Reproduce, character for character, the lines below from the first through the one with "const seriesName = 'v(17)';". Leave pictures out.

====== Supplied information

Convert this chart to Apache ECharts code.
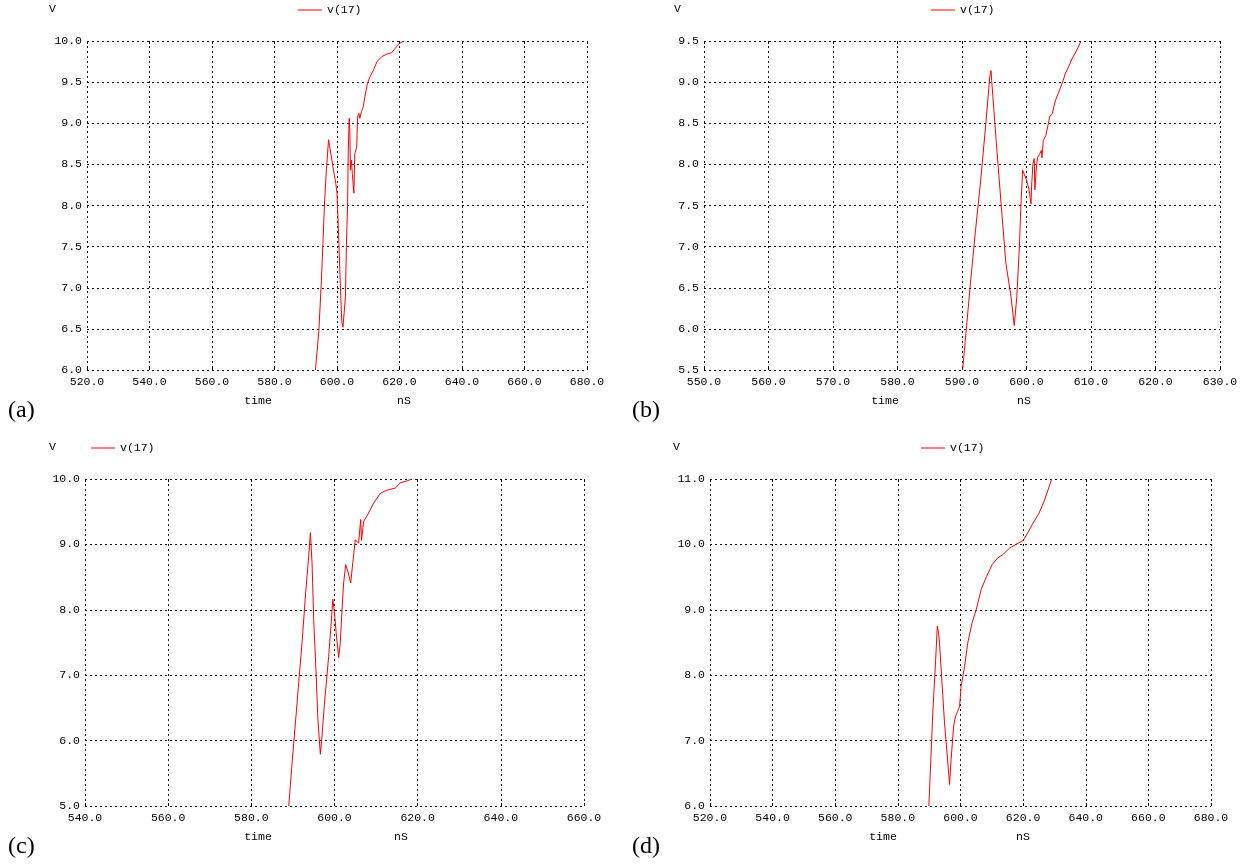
<!DOCTYPE html>
<html>
<head>
<meta charset="utf-8">
<script src="https://cdn.jsdelivr.net/npm/echarts@6/dist/echarts.min.js"></script>
<style>
html,body{margin:0;padding:0;background:#fff;}
#chart{width:1250px;height:867px;}
</style>
</head>
<body>
<div id="chart"></div>
<script>
// ---- Data (time in nS, voltage in V) ----
const seriesName = 'v(17)';

const aTime = [593.1,594.2,595.0,595.5,596.0,596.6,597.3,597.6,598.7,599.6,600.0,600.3,600.6,601.1,601.5,601.9,602.4,602.7,603.0,603.4,603.6,603.9,604.1,604.3,604.6,604.9,605.4,605.7,606.3,606.6,607.0,607.3,607.8,608.4,608.9,609.7,610.5,611.7,612.8,614.3,615.9,617.5,618.6,620.0,621.3];
const aVolt = [6.0,6.48,7.09,7.54,8.03,8.43,8.8,8.73,8.47,8.27,8.15,7.86,7.54,7.0,6.6,6.52,6.5,6.89,7.5,8.03,8.67,9.06,8.92,8.43,8.55,8.39,8.15,8.63,8.71,9.08,9.12,9.06,9.14,9.2,9.32,9.48,9.56,9.65,9.75,9.81,9.84,9.86,9.91,9.97,10.0];

const bTime = [590.1,591.3,592.1,592.9,593.7,594.3,594.5,594.6,595.3,596.1,596.8,597.6,598.1,598.5,598.9,599.1,599.4,600.0,600.4,600.7,600.8,601.0,601.2,601.3,601.5,601.7,602.0,602.3,602.4,602.6,603.0,603.4,603.6,604.0,604.3,604.5,605.0,605.6,606.0,606.6,607.1,607.8,608.4];
const bVolt = [5.5,6.55,7.2,7.81,8.5,9.06,9.14,9.02,8.29,7.48,6.8,6.39,6.04,6.39,7.0,7.44,7.93,7.81,7.69,7.52,7.75,8.01,8.07,7.69,7.93,8.08,8.12,8.17,8.08,8.29,8.35,8.5,8.58,8.62,8.72,8.78,8.88,9.0,9.1,9.2,9.29,9.39,9.49];

const cTime = [589.0,589.8,590.6,591.4,592.2,593.0,593.8,594.2,594.6,595.0,595.6,596.0,596.6,597.0,597.6,598.6,599.2,599.6,600.0,600.4,601.0,601.4,601.8,602.2,602.7,603.2,603.9,604.4,605.0,605.4,605.8,606.2,606.3,606.5,607.0,607.4,608.2,609.4,611.0,612.6,614.6,615.8,617.4,618.6];
const cVolt = [5.0,5.66,6.27,6.89,7.5,8.21,8.82,9.18,8.72,7.85,6.99,6.33,5.79,6.07,6.58,7.29,7.8,8.16,7.95,7.65,7.27,7.5,8.0,8.41,8.69,8.59,8.41,8.72,9.07,9.1,9.02,9.04,9.38,9.06,9.35,9.38,9.48,9.63,9.78,9.83,9.86,9.94,9.97,10.0];

const dTime = [589.9,590.7,591.2,591.9,592.6,593.0,593.3,594.1,594.9,595.7,596.5,597.0,597.8,598.4,599.1,599.7,600.2,601.3,602.3,603.7,605.0,606.6,608.3,610.1,611.8,613.4,615.6,617.7,620.0,621.4,622.9,625.1,626.7,628.0,629.1];
const dVolt = [6.0,6.91,7.47,8.08,8.75,8.65,8.49,7.88,7.27,6.81,6.33,6.71,7.22,7.37,7.45,7.52,7.83,8.13,8.49,8.8,9.0,9.31,9.51,9.69,9.79,9.84,9.94,10.0,10.06,10.17,10.3,10.48,10.66,10.84,11.0];

// axis ranges: [xmin, xmax, xstep, ymin, ymax, ystep]
const aAxes = [520, 680, 20, 6.0, 10.0, 0.5];
const bAxes = [550, 630, 10, 5.5, 9.5, 0.5];
const cAxes = [540, 660, 20, 5.0, 10.0, 1.0];
const dAxes = [520, 680, 20, 6.0, 11.0, 1.0];

const panelLabels = ['(a)', '(b)', '(c)', '(d)'];

// ---- Layout ----
const MONO = '"Liberation Mono", "DejaVu Sans Mono", monospace';
const panels = [
  {time: aTime, volt: aVolt, axes: aAxes, grid: {left: 87, top: 41, width: 500, height: 329}, vx: 49, legendX: 293, tx: 258, nx: 404, lx: 8, textTop: 0},
  {time: bTime, volt: bVolt, axes: bAxes, grid: {left: 704, top: 41, width: 516, height: 329}, vx: 674, legendX: 926, tx: 885, nx: 1024, lx: 632, textTop: 0},
  {time: cTime, volt: cVolt, axes: cAxes, grid: {left: 85, top: 479, width: 499, height: 327}, vx: 49, legendX: 86, tx: 258, nx: 401, lx: 8, textTop: 438},
  {time: dTime, volt: dVolt, axes: dAxes, grid: {left: 710, top: 479, width: 501, height: 327}, vx: 673, legendX: 916, tx: 883, nx: 1023, lx: 632, textTop: 438}
];

const gridLine = {show: true, lineStyle: {color: '#111', width: 1, type: [2, 3]}};

const option = {
  animation: false,
  backgroundColor: '#fff',
  grid: [], xAxis: [], yAxis: [], series: [], legend: [], graphic: []
};

panels.forEach((p, i) => {
  const [x0, x1, xs, y0, y1, ys] = p.axes;
  option.grid.push(Object.assign({containLabel: false}, p.grid));
  option.xAxis.push({
    type: 'value', gridIndex: i, min: x0, max: x1, interval: xs,
    axisLine: {show: false},
    axisTick: {show: true, inside: true, length: 3, lineStyle: {color: '#000'}},
    splitLine: gridLine,
    axisLabel: {fontFamily: MONO, fontSize: 11.5, color: '#000', margin: 6, formatter: v => v.toFixed(1)}
  });
  option.xAxis.push({
    type: 'value', gridIndex: i, position: 'top', min: x0, max: x1, interval: xs,
    axisLine: {show: false},
    axisTick: {show: true, inside: true, length: 3, lineStyle: {color: '#000'}},
    splitLine: {show: false},
    axisLabel: {show: false}
  });
  option.yAxis.push({
    type: 'value', gridIndex: i, min: y0, max: y1, interval: ys,
    axisLine: {show: false},
    axisTick: {show: false},
    splitLine: gridLine,
    axisLabel: {fontFamily: MONO, fontSize: 11.5, color: '#000', margin: 5, formatter: v => v.toFixed(1)}
  });
  option.series.push({
    name: seriesName, type: 'line', xAxisIndex: i * 2, yAxisIndex: i,
    data: p.time.map((t, k) => [t, p.volt[k]]),
    showSymbol: false, symbol: 'none', clip: true,
    lineStyle: {color: '#ff0000', width: 1},
    itemStyle: {color: '#ff0000'}
  });
  option.legend.push({
    data: [seriesName], left: p.legendX, top: p.textTop - 1,
    icon: 'path://M0,0L24,0L24,1L0,1Z', itemWidth: 24, itemHeight: 1,
    textStyle: {fontFamily: MONO, fontSize: 11.5, color: '#000'},
    selectedMode: false
  });
  const axisBottom = p.grid.top + p.grid.height;
  option.graphic.push(
    {type: 'text', left: p.vx, top: p.textTop + 3, style: {text: 'V', font: '11.5px ' + MONO, fill: '#000'}},
    {type: 'text', x: p.tx, y: axisBottom + 31, style: {text: 'time', font: '11.5px ' + MONO, fill: '#000', align: 'center', verticalAlign: 'middle'}},
    {type: 'text', x: p.nx, y: axisBottom + 31, style: {text: 'nS', font: '11.5px ' + MONO, fill: '#000', align: 'center', verticalAlign: 'middle'}},
    {type: 'text', x: p.lx, y: axisBottom + 41, style: {text: panelLabels[i], font: '24px "Liberation Serif", "DejaVu Serif", serif', fill: '#000', verticalAlign: 'middle'}}
  );
});

const chart = echarts.init(document.getElementById('chart'), null, {renderer: 'canvas'});
chart.setOption(option);
</script>
</body>
</html>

============

### The completed task:
Convert this chart to Apache ECharts code.
<!DOCTYPE html>
<html>
<head>
<meta charset="utf-8">
<script src="https://cdn.jsdelivr.net/npm/echarts@6/dist/echarts.min.js"></script>
<style>
html,body{margin:0;padding:0;background:#fff;}
#chart{width:1250px;height:867px;}
</style>
</head>
<body>
<div id="chart"></div>
<script>
// ---- Data (time in nS, voltage in V) ----
const seriesName = 'v(17)';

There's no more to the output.